Your objective: Give back, unchanged, the line with "Give me the", the line with "ax = fig.add_axes([124", and every line between them, and no other line.

Given records:
__________
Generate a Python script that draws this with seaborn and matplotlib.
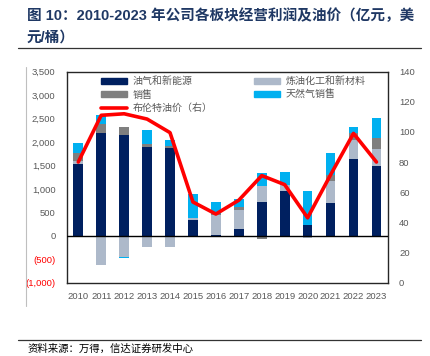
__________
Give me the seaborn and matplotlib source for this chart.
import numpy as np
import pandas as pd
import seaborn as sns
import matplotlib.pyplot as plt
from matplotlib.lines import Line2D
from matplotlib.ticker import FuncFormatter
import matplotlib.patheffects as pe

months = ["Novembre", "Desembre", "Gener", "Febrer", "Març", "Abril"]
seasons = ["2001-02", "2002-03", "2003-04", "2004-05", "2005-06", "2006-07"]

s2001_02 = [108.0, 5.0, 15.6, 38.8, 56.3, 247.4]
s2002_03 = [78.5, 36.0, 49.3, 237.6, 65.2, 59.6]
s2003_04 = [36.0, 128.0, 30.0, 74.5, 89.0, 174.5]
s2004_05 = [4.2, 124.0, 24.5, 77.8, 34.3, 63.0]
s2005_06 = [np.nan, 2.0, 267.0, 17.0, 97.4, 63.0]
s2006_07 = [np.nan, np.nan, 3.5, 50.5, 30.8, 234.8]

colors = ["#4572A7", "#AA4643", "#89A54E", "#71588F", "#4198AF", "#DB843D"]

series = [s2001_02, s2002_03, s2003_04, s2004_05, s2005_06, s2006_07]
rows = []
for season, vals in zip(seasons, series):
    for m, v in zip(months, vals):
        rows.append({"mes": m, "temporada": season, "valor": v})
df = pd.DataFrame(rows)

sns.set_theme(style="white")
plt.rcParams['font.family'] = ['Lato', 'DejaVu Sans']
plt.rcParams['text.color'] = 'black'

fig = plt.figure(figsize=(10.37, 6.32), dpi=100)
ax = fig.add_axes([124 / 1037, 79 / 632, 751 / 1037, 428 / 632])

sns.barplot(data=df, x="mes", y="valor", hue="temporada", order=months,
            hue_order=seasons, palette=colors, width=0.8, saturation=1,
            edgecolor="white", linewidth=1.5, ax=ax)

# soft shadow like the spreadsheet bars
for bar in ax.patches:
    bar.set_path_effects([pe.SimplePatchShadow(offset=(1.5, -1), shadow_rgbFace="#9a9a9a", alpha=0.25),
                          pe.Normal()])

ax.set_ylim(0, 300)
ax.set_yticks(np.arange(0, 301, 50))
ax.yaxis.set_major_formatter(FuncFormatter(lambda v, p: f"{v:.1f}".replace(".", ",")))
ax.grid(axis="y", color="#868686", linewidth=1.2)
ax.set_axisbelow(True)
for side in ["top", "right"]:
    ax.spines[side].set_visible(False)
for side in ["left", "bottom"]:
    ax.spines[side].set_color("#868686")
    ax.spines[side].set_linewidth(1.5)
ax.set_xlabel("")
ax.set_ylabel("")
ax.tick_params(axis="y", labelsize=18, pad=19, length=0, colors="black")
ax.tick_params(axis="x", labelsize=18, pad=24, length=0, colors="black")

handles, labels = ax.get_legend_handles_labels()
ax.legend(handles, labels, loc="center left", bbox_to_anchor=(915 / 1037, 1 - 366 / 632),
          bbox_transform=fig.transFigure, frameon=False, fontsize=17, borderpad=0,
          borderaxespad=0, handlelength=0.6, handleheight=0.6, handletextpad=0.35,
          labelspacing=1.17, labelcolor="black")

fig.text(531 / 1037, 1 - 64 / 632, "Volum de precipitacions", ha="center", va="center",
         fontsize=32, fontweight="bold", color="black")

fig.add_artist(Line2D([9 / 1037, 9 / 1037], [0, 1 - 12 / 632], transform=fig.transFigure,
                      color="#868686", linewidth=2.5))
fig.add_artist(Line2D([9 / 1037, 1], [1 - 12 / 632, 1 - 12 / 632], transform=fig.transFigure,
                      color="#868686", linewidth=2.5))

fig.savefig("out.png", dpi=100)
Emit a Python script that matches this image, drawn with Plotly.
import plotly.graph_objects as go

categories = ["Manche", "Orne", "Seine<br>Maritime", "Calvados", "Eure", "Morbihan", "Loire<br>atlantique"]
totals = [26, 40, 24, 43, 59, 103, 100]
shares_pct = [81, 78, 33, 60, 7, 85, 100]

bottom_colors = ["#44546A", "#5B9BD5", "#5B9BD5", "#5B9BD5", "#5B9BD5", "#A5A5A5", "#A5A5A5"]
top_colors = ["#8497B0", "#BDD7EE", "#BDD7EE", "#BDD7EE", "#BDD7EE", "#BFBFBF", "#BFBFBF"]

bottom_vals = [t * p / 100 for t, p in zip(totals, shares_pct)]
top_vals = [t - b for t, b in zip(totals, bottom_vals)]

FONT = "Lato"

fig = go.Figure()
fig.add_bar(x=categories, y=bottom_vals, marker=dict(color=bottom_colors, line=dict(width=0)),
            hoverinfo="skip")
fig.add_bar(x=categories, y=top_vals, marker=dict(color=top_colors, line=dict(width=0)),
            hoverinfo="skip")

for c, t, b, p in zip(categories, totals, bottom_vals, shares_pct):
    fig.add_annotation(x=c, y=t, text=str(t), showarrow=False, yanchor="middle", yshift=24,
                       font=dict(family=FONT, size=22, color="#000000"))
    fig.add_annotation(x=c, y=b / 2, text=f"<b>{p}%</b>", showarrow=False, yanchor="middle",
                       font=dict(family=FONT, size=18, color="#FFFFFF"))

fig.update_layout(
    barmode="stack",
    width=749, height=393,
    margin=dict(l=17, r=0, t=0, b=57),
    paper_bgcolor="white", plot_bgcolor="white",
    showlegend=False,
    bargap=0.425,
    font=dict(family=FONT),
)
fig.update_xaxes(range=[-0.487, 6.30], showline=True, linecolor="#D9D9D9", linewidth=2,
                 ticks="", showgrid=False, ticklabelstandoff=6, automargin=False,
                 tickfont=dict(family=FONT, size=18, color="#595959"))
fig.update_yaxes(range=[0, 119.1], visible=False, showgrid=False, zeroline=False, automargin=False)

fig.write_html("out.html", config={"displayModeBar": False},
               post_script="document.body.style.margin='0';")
__________
Answer for the task:
Give me the seaborn and matplotlib source for this chart.
import numpy as np
import pandas as pd
import seaborn as sns
import matplotlib.pyplot as plt
from matplotlib.lines import Line2D
from matplotlib.ticker import FuncFormatter
import matplotlib.patheffects as pe

months = ["Novembre", "Desembre", "Gener", "Febrer", "Març", "Abril"]
seasons = ["2001-02", "2002-03", "2003-04", "2004-05", "2005-06", "2006-07"]

s2001_02 = [108.0, 5.0, 15.6, 38.8, 56.3, 247.4]
s2002_03 = [78.5, 36.0, 49.3, 237.6, 65.2, 59.6]
s2003_04 = [36.0, 128.0, 30.0, 74.5, 89.0, 174.5]
s2004_05 = [4.2, 124.0, 24.5, 77.8, 34.3, 63.0]
s2005_06 = [np.nan, 2.0, 267.0, 17.0, 97.4, 63.0]
s2006_07 = [np.nan, np.nan, 3.5, 50.5, 30.8, 234.8]

colors = ["#4572A7", "#AA4643", "#89A54E", "#71588F", "#4198AF", "#DB843D"]

series = [s2001_02, s2002_03, s2003_04, s2004_05, s2005_06, s2006_07]
rows = []
for season, vals in zip(seasons, series):
    for m, v in zip(months, vals):
        rows.append({"mes": m, "temporada": season, "valor": v})
df = pd.DataFrame(rows)

sns.set_theme(style="white")
plt.rcParams['font.family'] = ['Lato', 'DejaVu Sans']
plt.rcParams['text.color'] = 'black'

fig = plt.figure(figsize=(10.37, 6.32), dpi=100)
ax = fig.add_axes([124 / 1037, 79 / 632, 751 / 1037, 428 / 632])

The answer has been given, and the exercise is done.